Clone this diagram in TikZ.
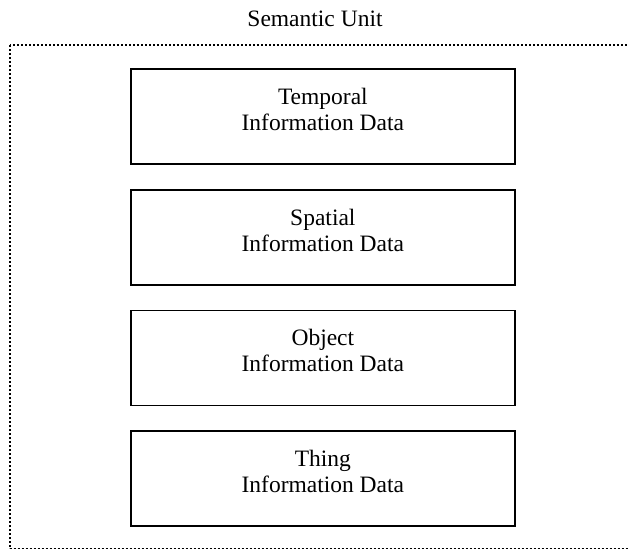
\documentclass[tikz,border=0pt]{standalone}
\usepackage{fontspec}
\setmainfont{Liberation Serif}
\begin{document}
\begin{tikzpicture}[x=1pt,y=-1pt,
  databox/.style={draw=black, line width=1.7pt, minimum width=384pt, minimum height=95pt, inner sep=0pt, anchor=north west},
  datatext/.style={align=center, inner sep=0pt, font=\fontsize{23.5}{26}\selectfont},
  frame/.style={draw=black, line width=2pt, dash pattern=on 2pt off 2pt}]
\path[use as bounding box, clip] (0,0) rectangle (628,548);
\fill[white] (0,0) rectangle (628,548);
% outer dotted frame
\coordinate (fa) at (10,45);
\coordinate (fb) at (632,549.4);
\draw[frame] (fa) rectangle (fb);
\node[datatext, anchor=base] (title) at (315,27) {Semantic Unit};
% boxes
\node[databox] (b1) at (130,68) {};
\node[databox] (b2) at (130,189) {};
\node[databox] (b3) at (130,309.5) {};
\node[databox] (b4) at (130,430) {};
\node[datatext] (t1) at ([yshift=7pt]b1.center) {Temporal\\Information Data};
\node[datatext] (t2) at ([yshift=7pt]b2.center) {Spatial\\Information Data};
\node[datatext] (t3) at ([yshift=7pt]b3.center) {Object\\Information Data};
\node[datatext] (t4) at ([yshift=7pt]b4.center) {Thing\\Information Data};
\end{tikzpicture}
\end{document}
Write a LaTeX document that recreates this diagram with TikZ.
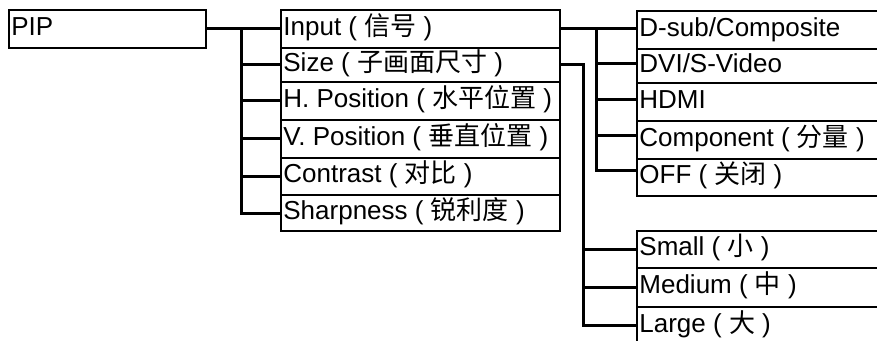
= = = = =
Prompt => List all lines above in which the string "this" appears.

Task answer =>
Clone this diagram in TikZ.
Write a LaTeX document that recreates this diagram with TikZ.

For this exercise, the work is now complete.